$P\left(x\right)=x^{100}+x^{50}-2x^4-x^3+x+1$
What is the remainder of $\frac{P(X)}{x^3+x}$?
I don't think the long division is efficient the way to go, and the remainder theorem doesn't seem to be applicable here as $x^3+x$ is not linear. Could I have some hints on how to approach this? Thank you.
We have $$ P(x) = Q(x)(x^3 + x) + r(x) $$ where $Q(x)$ and $r(x)$ are polynomials, and $r(x)$ has degree at most $2$. Now, considering that $Q(x)(x^3 + x)$ has roots at $x = -i, 0$ and $i$, we can use this to get information about $r(x)$, namely that $r(\pm i) = P(\pm i)$ and $r(0) = P(0)$. These three points together with what we know about the degree of $r$ is enough to find $r$ exactly.
$x^3+x=x(x+i)(x-i)$
Remainder of $P(x)/(x^3+x)$ is a (at most) second degree polynomial
$R(x)=a x^2+bx+c$
We have $P(i)=-1+2i$ and $R(i)=-a + i b + c$ so $-a + i b + c=-1+2i$
then $P(-i)=-1-2i$ and $R(-i)=-a - i b + c$ so $-a - i b + c=-1-2i$
and $P(0)=1$ and $R(0)=c$
So $c=1$. Substitute in the first two equations
$-a+ib+1=-1+2i;\;-a-ib+1=-1-2i$
add the two equations $-2a+2=-2$ then $a=2$
substitute and get $b=2$
Therefore the remainder is $R(x)=2x^2+2x+1$
Hope this helps
Applying: $\ fg\bmod fh\ =\ f\:(\,g\bmod h)\, =\, $ mod Distributive Law makes it very easy
$\quad \begin{align}P\!-1\,\bmod\, {x^{\large 3}\!+x}\, &=\, x\left(\dfrac{P\!-\!1}{x}\bmod\, \color{#c00}{x^{\large 2}+\,1}\right)\\[.3em] &=\,x\, (\,2x+2\,)\, \ {\rm by} \, \ \color{#c00}{x^{\large 2}\!\equiv -1}\,\Rightarrow\, x^{\large 49}\!\equiv x(x^{\large 4})^{\large 12}\!\equiv x\,1^{\large 12}\!\equiv x\ \ {\rm etc}\\[.3em] \end{align}$
Reduce the degree of polynomial using $x^3=-x$ from $d=100$ to $d=2$.

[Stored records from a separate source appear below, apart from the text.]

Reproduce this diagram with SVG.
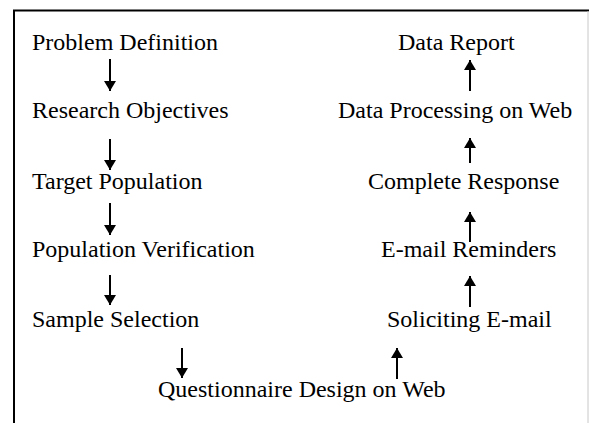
<svg xmlns="http://www.w3.org/2000/svg" width="589" height="423" viewBox="0 0 589 423">
<style>
text{font-family:"Liberation Serif","Times New Roman",serif;font-size:24px;fill:#000}
.c{stroke:#000;stroke-width:2;fill:none}
</style>
<defs>
<marker id="ah" viewBox="0 0 10 12" refX="10" refY="6" markerWidth="10" markerHeight="12" markerUnits="userSpaceOnUse" orient="auto">
<path d="M0,0 L10,6 L0,12 z" fill="#000"/>
</marker>
</defs>
<rect width="589" height="423" fill="#fff"/>
<g id="frame">
<line x1="13" y1="10.5" x2="589" y2="10.5" stroke="#000" stroke-width="2"/>
<line x1="14" y1="10" x2="14" y2="423" stroke="#000" stroke-width="2"/>
<line x1="588" y1="11" x2="588" y2="423" stroke="#c8c8c8" stroke-width="1"/>
</g>
<g id="n1"><text x="32" y="50">Problem Definition</text></g>
<g id="n2"><text x="32" y="118">Research Objectives</text></g>
<g id="n3"><text x="32" y="189">Target Population</text></g>
<g id="n4"><text x="32" y="257">Population Verification</text></g>
<g id="n5"><text x="32" y="327">Sample Selection</text></g>
<g id="n6"><text x="158" y="397">Questionnaire Design on Web</text></g>
<g id="n7"><text x="387" y="327">Soliciting E-mail</text></g>
<g id="n8"><text x="381" y="257">E-mail Reminders</text></g>
<g id="n9"><text x="368" y="189">Complete Response</text></g>
<g id="n10"><text x="338" y="118">Data Processing on Web</text></g>
<g id="n11"><text x="398" y="50">Data Report</text></g>
<g id="connectors" class="c">
<line x1="110" y1="59" x2="110" y2="91" marker-end="url(#ah)"/>
<line x1="110" y1="139" x2="110" y2="170" marker-end="url(#ah)"/>
<line x1="110" y1="203" x2="110" y2="235" marker-end="url(#ah)"/>
<line x1="110" y1="275" x2="110" y2="305" marker-end="url(#ah)"/>
<line x1="182" y1="348" x2="182" y2="378" marker-end="url(#ah)"/>
<line x1="397" y1="379" x2="397" y2="348" marker-end="url(#ah)"/>
<line x1="470" y1="307" x2="470" y2="276" marker-end="url(#ah)"/>
<line x1="470" y1="242" x2="470" y2="212" marker-end="url(#ah)"/>
<line x1="470" y1="163" x2="470" y2="138" marker-end="url(#ah)"/>
<line x1="470" y1="91" x2="470" y2="60" marker-end="url(#ah)"/>
</g>
</svg>
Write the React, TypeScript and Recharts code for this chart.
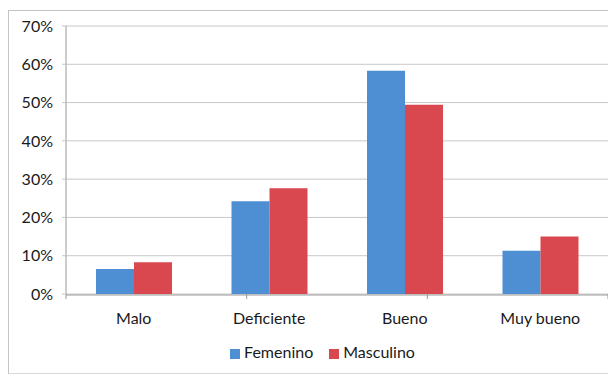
import React from "react";
import { BarChart, Bar, XAxis, YAxis, CartesianGrid, Legend } from "recharts";

const categories = ["Malo", "Deficiente", "Bueno", "Muy bueno"];
const femenino = [6.5, 24.2, 58.3, 11.3];
const masculino = [8.3, 27.6, 49.4, 15.0];
const yTicks = [0, 10, 20, 30, 40, 50, 60, 70];
const boundaryTicks = [0, 1, 2, 3, 4];

const data = categories.map((c, i) => ({
  name: c,
  Femenino: femenino[i],
  Masculino: masculino[i],
}));

const FONT = "Lato, 'Open Sans', sans-serif";

export default function App() {
  return (
    <div
      style={{
        marginTop: 2,
        width: 607,
        height: 362,
        borderLeft: "1px solid #c4c4c4",
        borderTop: "1px solid #c4c4c4",
        borderBottom: "1px solid #d8d8d8",
        background: "#fff",
      }}
    >
      <BarChart
        width={607}
        height={362}
        data={data}
        margin={{ top: 15, right: 8, left: 0, bottom: 29 }}
        barCategoryGap={30}
        barGap={0}
      >
        <CartesianGrid vertical={false} stroke="#c8c8c8" />
        <XAxis
          xAxisId="cat"
          dataKey="name"
          height={30}
          tickLine={false}
          axisLine={{ stroke: "#999" }}
          tickMargin={12}
          tick={{ fill: "#1a1a1a", fontSize: 16, fontFamily: FONT }}
        />
        <XAxis
          xAxisId="bound"
          type="number"
          domain={[0, 4]}
          ticks={boundaryTicks}
          height={1}
          axisLine={false}
          tickFormatter={() => ""}
          tickSize={5}
          tickLine={{ stroke: "#999" }}
        />
        <YAxis
          width={57}
          domain={[0, 70]}
          ticks={yTicks}
          tickFormatter={(v: number) => `${v}%`}
          tickSize={4}
          tickMargin={9}
          axisLine={{ stroke: "#999" }}
          tickLine={{ stroke: "#c8c8c8" }}
          tick={{ fill: "#1a1a1a", fontSize: 16, fontFamily: FONT }}
        />
        <Bar xAxisId="cat" dataKey="Femenino" fill="#4E8FD3" isAnimationActive={false} />
        <Bar xAxisId="cat" dataKey="Masculino" fill="#D9474F" isAnimationActive={false} />
        <Legend
          iconType="square"
          iconSize={10}
          wrapperStyle={{ top: 331, left: 22, bottom: "auto", fontFamily: FONT, fontSize: 16, color: "#1a1a1a" }}
          formatter={(value: string) => (
            <span style={{ color: "#1a1a1a", marginRight: 6 }}>{value}</span>
          )}
        />
      </BarChart>
    </div>
  );
}
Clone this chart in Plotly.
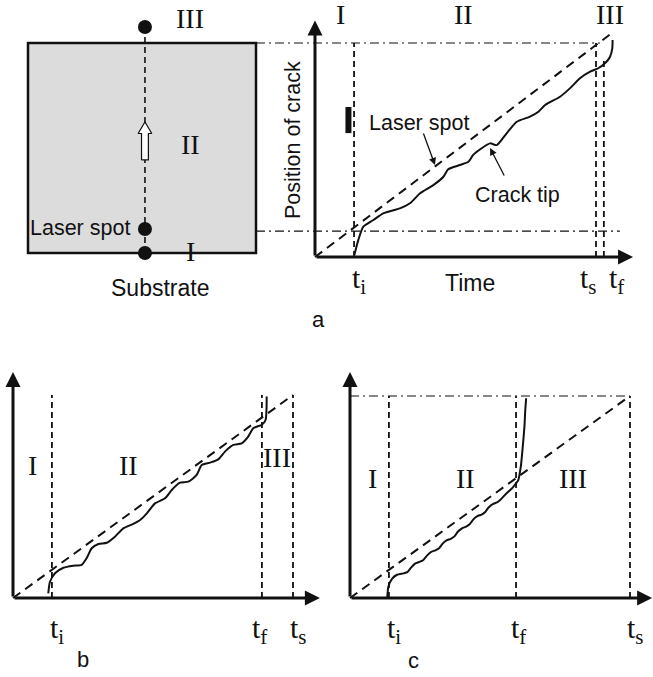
import plotly.graph_objects as go

W, H = 653, 677

# ---------------- data (panel units: time t_s = 1, substrate height = 1) ----------------
# Panel a (left): substrate, coordinates normalised to the square
SUB_X_LINE = 0.513
SUB_DOT_Y = [1.076, 0.114, 0.0]          # III, laser spot, I
SUB_ARROW = (0.443, 0.624)               # hollow arrow base -> tip

# Panel a (right): crack position vs time
A_TI, A_TS, A_TF = 0.139, 1.0, 1.028
A_POS_LOW, A_POS_TOP = 0.121, 1.0
A_LASER_T = [0.0, 1.06]
A_LASER_P = [0.0, 1.05]
A_CRACK_T = [0.140, 0.154, 0.172, 0.208, 0.243, 0.302, 0.338, 0.374, 0.421, 0.457,
             0.474, 0.516, 0.546, 0.563, 0.593, 0.623, 0.647, 0.682, 0.718, 0.765,
             0.795, 0.819, 0.872, 0.907, 0.943, 0.979, 1.008, 1.032, 1.050, 1.058, 1.059]
A_CRACK_P = [0.009, 0.079, 0.142, 0.173, 0.204, 0.227, 0.251, 0.298, 0.336, 0.375,
             0.410, 0.430, 0.445, 0.477, 0.508, 0.531, 0.523, 0.578, 0.632, 0.656,
             0.679, 0.710, 0.749, 0.788, 0.835, 0.866, 0.882, 0.905, 0.936, 0.975, 1.014]

# Panel b
B_TI, B_TF, B_TS = 0.139, 0.889, 1.0
B_LASER_T = [0.0, 1.0]
B_LASER_P = [0.0, 1.0]
B_CRACK_T = [0.126, 0.132, 0.150, 0.180, 0.215, 0.245, 0.263, 0.281, 0.305, 0.335,
             0.364, 0.394, 0.430, 0.454, 0.478, 0.507, 0.543, 0.567, 0.596, 0.626,
             0.656, 0.674, 0.704, 0.733, 0.757, 0.787, 0.817, 0.840, 0.858, 0.876,
             0.888, 0.902, 0.906]
B_CRACK_P = [0.023, 0.080, 0.122, 0.149, 0.159, 0.163, 0.196, 0.245, 0.266, 0.272,
             0.302, 0.343, 0.365, 0.384, 0.417, 0.466, 0.491, 0.532, 0.568, 0.573,
             0.606, 0.655, 0.667, 0.683, 0.721, 0.754, 0.762, 0.795, 0.836, 0.847,
             0.852, 0.877, 0.992]

# Panel c
C_TI, C_TF, C_TS = 0.139, 0.593, 1.0
C_LASER_T = [0.0, 1.0]
C_LASER_P = [0.0, 1.0]
C_CRACK_T = [0.133, 0.137, 0.150, 0.168, 0.190, 0.205, 0.218, 0.232, 0.250, 0.262,
             0.275, 0.290, 0.305, 0.318, 0.330, 0.345, 0.360, 0.373, 0.385, 0.400,
             0.415, 0.428, 0.440, 0.455, 0.470, 0.483, 0.495, 0.510, 0.525, 0.538,
             0.552, 0.567, 0.580, 0.593, 0.601, 0.610, 0.617, 0.623, 0.626, 0.629]
C_CRACK_P = [0.000, 0.056, 0.095, 0.115, 0.122, 0.128, 0.150, 0.170, 0.180, 0.188,
             0.210, 0.228, 0.236, 0.246, 0.268, 0.285, 0.293, 0.305, 0.328, 0.345,
             0.353, 0.366, 0.388, 0.405, 0.413, 0.426, 0.448, 0.465, 0.473, 0.488,
             0.508, 0.528, 0.545, 0.568, 0.584, 0.650, 0.749, 0.848, 0.931, 0.989]

ROMAN = ["I", "II", "III"]

# ---------------- panel frames: origin pixel and pixels per unit ----------------
FRAMES = {
    "": dict(ox=28, oy=253, sx=228, sy=210),     # substrate
    "2": dict(ox=315, oy=257, sx=281, sy=214),   # a
    "3": dict(ox=13, oy=598, sx=280, sy=203),    # b
    "4": dict(ox=350, oy=598, sx=280, sy=202),   # c
}

SERIF = "Liberation Serif"
SANS = "Liberation Sans"
BLACK = "#111111"
ROMAN_SIZE = 28
T_SIZE = 30

fig = go.Figure()
layout = dict(width=W, height=H, margin=dict(l=0, r=0, t=0, b=0),
              paper_bgcolor="white", plot_bgcolor="white", showlegend=False)
for k, f in FRAMES.items():
    xr = [(0 - f["ox"]) / f["sx"], (W - f["ox"]) / f["sx"]]
    yr = [(f["oy"] - H) / f["sy"], f["oy"] / f["sy"]]
    xa = dict(range=xr, visible=False, domain=[0, 1], anchor="y" + k, fixedrange=True)
    ya = dict(range=yr, visible=False, domain=[0, 1], anchor="x" + k, fixedrange=True)
    if k:
        xa["overlaying"] = "x"
        ya["overlaying"] = "y"
    layout["xaxis" + k] = xa
    layout["yaxis" + k] = ya

shapes, annotations = [], []


def line(k, xs, ys, width=1.8, dash=None, spline=False):
    fig.add_trace(go.Scatter(
        x=xs, y=ys, xaxis="x" + k, yaxis="y" + k, mode="lines", hoverinfo="skip",
        line=dict(color=BLACK, width=width, dash=dash,
                  shape="spline" if spline else "linear", smoothing=0.6)))


def text(k, x, y, s, size=21, font=SANS, **kw):
    annotations.append(dict(x=x, y=y, xref="x" + k, yref="y" + k, text=s,
                            showarrow=False, font=dict(family=font, size=size, color=BLACK),
                            **kw))


def arrow(k, x0, y0, x1, y1, width=3, head=2, size=1.0):
    annotations.append(dict(x=x1, y=y1, ax=x0, ay=y0, xref="x" + k, yref="y" + k,
                            axref="x" + k, ayref="y" + k, text="", showarrow=True,
                            arrowhead=head, arrowwidth=width, arrowsize=size,
                            arrowcolor=BLACK, standoff=0, startstandoff=0))


DASH = "6px,4px"
LASER = "9px,6px"
DASHDOT = "9px,4px,2px,4px"

# ---------------- panel a (left): substrate ----------------
shapes.append(dict(type="rect", xref="x", yref="y", x0=0, x1=1, y0=0, y1=1,
                   fillcolor="#dcdcdc", line=dict(color=BLACK, width=2.5), layer="below"))
line("", [SUB_X_LINE, SUB_X_LINE], [0, SUB_DOT_Y[0]], width=1.6, dash=DASH)
# hollow arrow showing the scan direction
ab, at = SUB_ARROW
hw, hh, sw = 0.030, 0.055, 0.015
ax_poly = [SUB_X_LINE - sw, SUB_X_LINE - sw, SUB_X_LINE - hw, SUB_X_LINE, SUB_X_LINE + hw,
           SUB_X_LINE + sw, SUB_X_LINE + sw, SUB_X_LINE - sw]
ay_poly = [ab, at - hh, at - hh, at, at - hh, at - hh, ab, ab]
fig.add_trace(go.Scatter(x=ax_poly, y=ay_poly, mode="lines", fill="toself",
                         fillcolor="white", line=dict(color=BLACK, width=1.2),
                         hoverinfo="skip"))
fig.add_trace(go.Scatter(x=[SUB_X_LINE] * 3, y=SUB_DOT_Y, mode="markers",
                         marker=dict(color=BLACK, size=14), hoverinfo="skip"))
text("", 0.711, 1.119, ROMAN[2], size=ROMAN_SIZE, font=SERIF)
text("", 0.711, 0.519, ROMAN[1], size=ROMAN_SIZE, font=SERIF)
text("", 0.711, 0.005, ROMAN[0], size=ROMAN_SIZE, font=SERIF)
text("", 0.457, SUB_DOT_Y[1] + 0.005, "Laser spot", size=21.5, xanchor="right")
text("", 0.579, -0.167, "Substrate", size=23)

# ---------------- panel a (right) ----------------
k = "2"
# guide lines linking the substrate edges with the plot
sub = FRAMES[""]
fa = FRAMES[k]
x_sub_edge = ((sub["ox"] + sub["sx"]) - fa["ox"]) / fa["sx"]
line(k, [x_sub_edge, 1.014], [A_POS_TOP, A_POS_TOP], width=1.2, dash=DASHDOT)
line(k, [x_sub_edge, 1.085], [A_POS_LOW, A_POS_LOW], width=1.2, dash=DASHDOT)
line(k, [A_TI, A_TI], [0, A_POS_TOP], dash=DASH)
line(k, [A_TS, A_TS], [0, A_POS_TOP], dash=DASH)
line(k, [A_TF, A_TF], [0, 0.92], dash=DASH)
line(k, A_LASER_T, A_LASER_P, width=2, dash=LASER)
line(k, A_CRACK_T, A_CRACK_P, width=2, spline=True)
line(k, [0.119, 0.119], [0.579, 0.701], width=6)
arrow(k, 0, 0, 0, 1.105)
arrow(k, 0, 0, 1.132, 0)
text(k, 0.089, 1.131, ROMAN[0], size=ROMAN_SIZE, font=SERIF)
text(k, 0.527, 1.131, ROMAN[1], size=ROMAN_SIZE, font=SERIF)
text(k, 1.050, 1.131, ROMAN[2], size=ROMAN_SIZE, font=SERIF)
text(k, -0.078, 0.547, "Position of crack", size=21.5, textangle=-90)
text(k, 0.185, 0.626, "Laser spot", size=21.5, xanchor="left")
arrow(k, 0.384, 0.584, 0.427, 0.430, width=1.3, head=2, size=1.1)
text(k, 0.719, 0.290, "Crack tip", size=21.5)
arrow(k, 0.676, 0.374, 0.623, 0.509, width=1.3, head=2, size=1.1)
text(k, A_TI, -0.107, "t<sub>i</sub>", size=T_SIZE, font=SERIF, xshift=5)
text(k, A_TS - 0.025, -0.107, "t<sub>s</sub>", size=T_SIZE, font=SERIF)
text(k, A_TF + 0.045, -0.107, "t<sub>f</sub>", size=T_SIZE, font=SERIF)
text(k, 0.552, -0.12, "Time", size=23)
text(k, 0.011, -0.294, "a", size=22)

# ---------------- panel b ----------------
k = "3"
for t in (B_TI, B_TF, B_TS):
    line(k, [t, t], [0, 1.0], dash=DASH)
line(k, B_LASER_T, B_LASER_P, width=2, dash=LASER)
line(k, B_CRACK_T, B_CRACK_P, width=2, spline=True)
arrow(k, 0, 0, 0, 1.113)
arrow(k, 0, 0, 1.096, 0)
text(k, 0.071, 0.655, ROMAN[0], size=ROMAN_SIZE, font=SERIF)
text(k, 0.411, 0.655, ROMAN[1], size=ROMAN_SIZE, font=SERIF)
text(k, 0.943, 0.690, ROMAN[2], size=ROMAN_SIZE, font=SERIF)
text(k, B_TI, -0.158, "t<sub>i</sub>", size=T_SIZE, font=SERIF, xshift=5)
text(k, B_TF, -0.158, "t<sub>f</sub>", size=T_SIZE, font=SERIF, xshift=-2)
text(k, B_TS, -0.158, "t<sub>s</sub>", size=T_SIZE, font=SERIF, xshift=5)
text(k, 0.25, -0.305, "b", size=22)

# ---------------- panel c ----------------
k = "4"
line(k, [0, C_TS], [1.0, 1.0], width=1.2, dash=DASHDOT)
for t in (C_TI, C_TF, C_TS):
    line(k, [t, t], [0, 1.0], dash=DASH)
line(k, C_LASER_T, C_LASER_P, width=2, dash=LASER)
line(k, C_CRACK_T, C_CRACK_P, width=2, spline=True)
arrow(k, 0, 0, 0, 1.119)
arrow(k, 0, 0, 1.079, 0)
text(k, 0.079, 0.594, ROMAN[0], size=ROMAN_SIZE, font=SERIF)
text(k, 0.411, 0.594, ROMAN[1], size=ROMAN_SIZE, font=SERIF)
text(k, 0.796, 0.594, ROMAN[2], size=ROMAN_SIZE, font=SERIF)
text(k, C_TI, -0.158, "t<sub>i</sub>", size=T_SIZE, font=SERIF, xshift=5)
text(k, C_TF, -0.158, "t<sub>f</sub>", size=T_SIZE, font=SERIF, xshift=2)
text(k, C_TS, -0.158, "t<sub>s</sub>", size=T_SIZE, font=SERIF, xshift=5)
text(k, 0.225, -0.307, "c", size=22)

layout["shapes"] = shapes
layout["annotations"] = annotations
fig.update_layout(**layout)
fig.write_html("out.html", config={"displayModeBar": False})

$P(x)=x^{100}+x^{50}-2x^4-x^3+x+1$
Let's divide $x^{100}+x^{50}$ by $x^3+x$
-> $Q=x^{97},r=-x^{98}+x^{50}$
Divide $-x^{98}+x^{50}$ by $x^3+x$
-> $Q=-x^{95}, r=x^{96}+x^{50}$
Divide $x^{96}+x^{50}$ by $x^3+x$
-> $Q=x^{93}, r=-x^{94}+x^{50}$
...
Can you see a pattern?
...
The pattern ends here:
Divide $x^{52}+x^{50}$ by $x^3+x$
-> $Q=x^{49}, r=0$
Now return to the original polynomial (without the first two term):
$-2x^4-x^3+x+1$
And do polynomial division as you do normally!
The remainder is $$\frac{x+2}{x^2+1}\:+\:\frac 1x\qquad\text{or}\quad2x^2+2x+1\;\;\text{respectively}\\[3ex]$$ obtained by taking a lazy approach: Feeding the command
apart((x**100+x**50-2*x**4-x**3+x+1)/(x**3+x))
into http://live.sympy.org/ , thus asking Python to go through the long division in short time, yields $$\frac{P(x)}{x(x^2+1)}\;=\;\sum_{m=48}^{24}(-1)^mx^{2m+1}-2x-1+\frac 1x+\frac{x+2}{x^2+1}\\[3ex]$$
Note that the $\,\sum\,$ equals $(x^{100}+x^{50})/(x^3+x)=x^{49}(x^{50}+1)/(x^2+1)\,$, whence no contribution to the remainder.
... did I fail to address the issue in question?